This is something that has been playing on my mind for a while. What determines the indexed pages capacity for your site on Google? I say this because I have a store that has about 16000 product pages but I estimate that only 1/8th of the product pages are actually indexed. I have a XML Sitemap created dynamically for each product category so Google has access to all of the product page URLs along with its traditional spidering methods as well. The site is PR 6 and has many strong backlinks so spider frequency shouldn't be a problem. I have identified a lot of pages elsewhere in the site that should not have been indexed and are showing as URL only in SERPS. I have choked the spider's access to them so they should go supplemental and disappear soon. Would this 'free' up indexed pages capacity space? Any ideas?
I think it has to do with how "important" Google thinks your site is. Get more natural links (especially deep links), and I bet Google starts showing more.
is having all your pages in the root a bad thing? I wrote my cms system with all the pages in root...no directories...is this bad?
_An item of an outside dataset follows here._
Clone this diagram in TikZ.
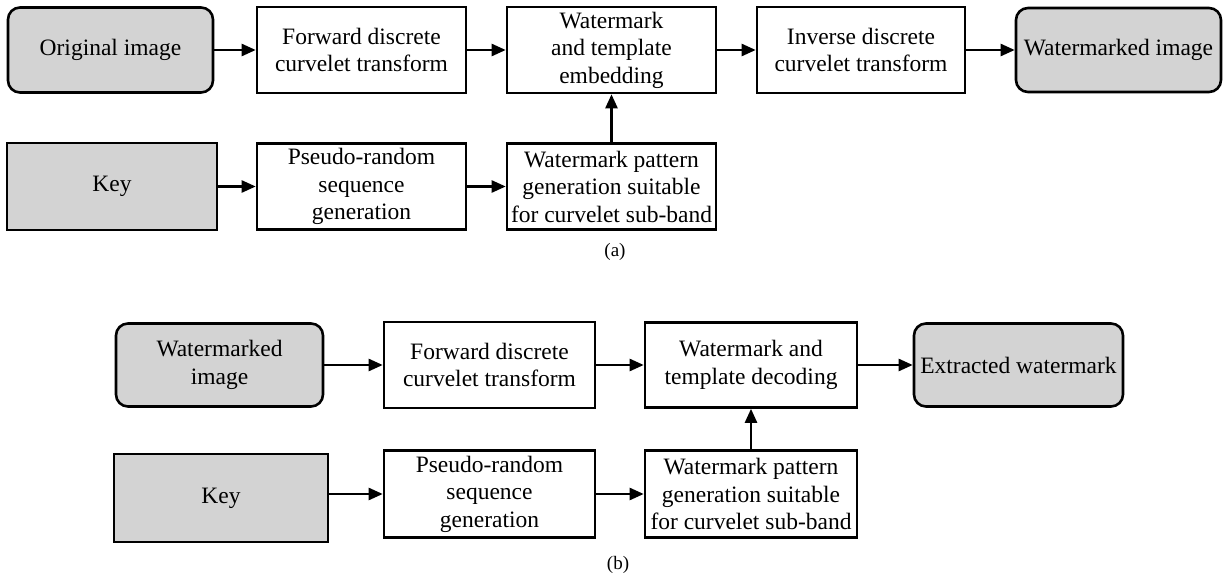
\documentclass[tikz,border=0pt]{standalone}
\usepackage{fontspec}
\setmainfont{Liberation Serif}
\usetikzlibrary{arrows.meta}
\definecolor{boxgray}{RGB}{211,211,211}
\tikzset{
  base/.style={draw=black, line width=2.6pt, inner sep=0pt, align=center,
    font=\fontsize{23.5}{27.5}\selectfont},
  procbox/.style={base, fill=white},
  graybox/.style={base, fill=boxgray},
  roundbox/.style={base, fill=boxgray, rounded corners=12pt},
  flow/.style={line width=2.4pt, -{Triangle[length=14pt,width=12pt]}},
  caption/.style={font=\fontsize{19}{22}\selectfont, inner sep=0pt}
}
\begin{document}
\begin{tikzpicture}[x=1pt,y=-1pt]
\useasboundingbox (0,0) rectangle (1227,580);
% ---------- (a) ----------
\node[roundbox, minimum width=205pt, minimum height=85pt] (orig) at (110.5,50) {Original image};
\node[procbox, minimum width=209pt, minimum height=86pt] (fwdA) at (361.5,50) {Forward discrete\\curvelet transform};
\node[procbox, minimum width=209pt, minimum height=86pt] (embed) at (611.5,50) {Watermark\\and template\\embedding};
\node[procbox, minimum width=208pt, minimum height=86pt] (inv) at (861,50) {Inverse discrete\\curvelet transform};
\node[roundbox, minimum width=205pt, minimum height=84pt] (wmimg) at (1118.5,50) {Watermarked image};
\node[graybox, minimum width=210pt, minimum height=87pt] (keyA) at (112,186.5) {Key};
\node[procbox, minimum width=209pt, minimum height=86pt] (prA) at (361.5,186.5) {Pseudo-random\\sequence\\generation};
\node[procbox, minimum width=209pt, minimum height=86pt] (patA) at (611.5,186.5) {Watermark pattern\\generation suitable\\for curvelet sub-band};
\node[caption] (capA) at (615,252) {(a)};
\draw[flow] (orig.east) -- (fwdA.west);
\draw[flow] (fwdA.east) -- (embed.west);
\draw[flow] (embed.east) -- (inv.west);
\draw[flow] (inv.east) -- (wmimg.west);
\draw[flow] (keyA.east) -- (prA.west);
\draw[flow] (prA.east) -- (patA.west);
\draw[flow] (patA.north) -- (embed.south);
% ---------- (b) ----------
\node[roundbox, minimum width=207pt, minimum height=83pt] (wmin) at (219.5,365) {Watermarked\\image};
\node[procbox, minimum width=211pt, minimum height=86pt] (fwdB) at (489.5,365) {Forward discrete\\curvelet transform};
\node[procbox, minimum width=212pt, minimum height=85pt] (dec) at (751,365) {Watermark and\\template decoding};
\node[roundbox, minimum width=209pt, minimum height=83pt] (extr) at (1018.5,365) {Extracted watermark};
\node[graybox, minimum width=214pt, minimum height=88pt] (keyB) at (221,498) {Key};
\node[procbox, minimum width=211pt, minimum height=87pt] (prB) at (489.5,494) {Pseudo-random\\sequence\\generation};
\node[procbox, minimum width=212pt, minimum height=87pt] (patB) at (751,494) {Watermark pattern\\generation suitable\\for curvelet sub-band};
\node[caption] (capB) at (618,565) {(b)};
\draw[flow] (wmin.east) -- (fwdB.west);
\draw[flow] (fwdB.east) -- (dec.west);
\draw[flow] (dec.east) -- (extr.west);
\draw[flow] (keyB.east |- prB.east) -- (prB.west);
\draw[flow] (prB.east) -- (patB.west);
\draw[flow] (patB.north) -- (dec.south);
\end{tikzpicture}
\end{document}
Make sure your title tags are different for each page, google will then know they are different and will be more likely to index them.
I think it's better to spend 99% of your time building good, original, content for your website and 1% of your time building links and promoting it. Most folks spend 99% of their time promoting their site and 1% building good content. As they say in the movies, "Build it and they will come". That is true in website promotion as well. Build a good site, update it on a regular basis and folks will find your site and link to it. This natural linking is the best way to go. Yes, it will take a long time, but most shortcuts don't work and might do more harm than good.
I think PR6 and orignal content should give you a looot of "capacity" But are those 16000 product pages original or they are just amazon/something else feeds? If they are not original, is a smart move from google's point of view not to crawl and index them since it only would waste resources.
hi rehash, The 16000 product pages are from a feed so they in themselves contain unoriginal content. The site however is not just a store, it is a community containing forums and blogs (see my sig), which is a lot of original content. Googlebot swallowed up 2.4GB of my bandwidth in August which was amazing, in September it was down to 500MB. Consequently indexed pages started to become supplemental and new pages where not being indexed. I realise now that it is probably not an indexed pages capacity problem I have, more of a spider frequency problem. I still can't put my finger on why Googlebot visits dropped so dramtically from 2.4GB to 500MB. It must have been a penalty of some sorts. Quite possibly it was a datafeed penalty but this peeves me somewhat as the products are relevant to the subject matter (i am biased however ). Any ideas about the drop?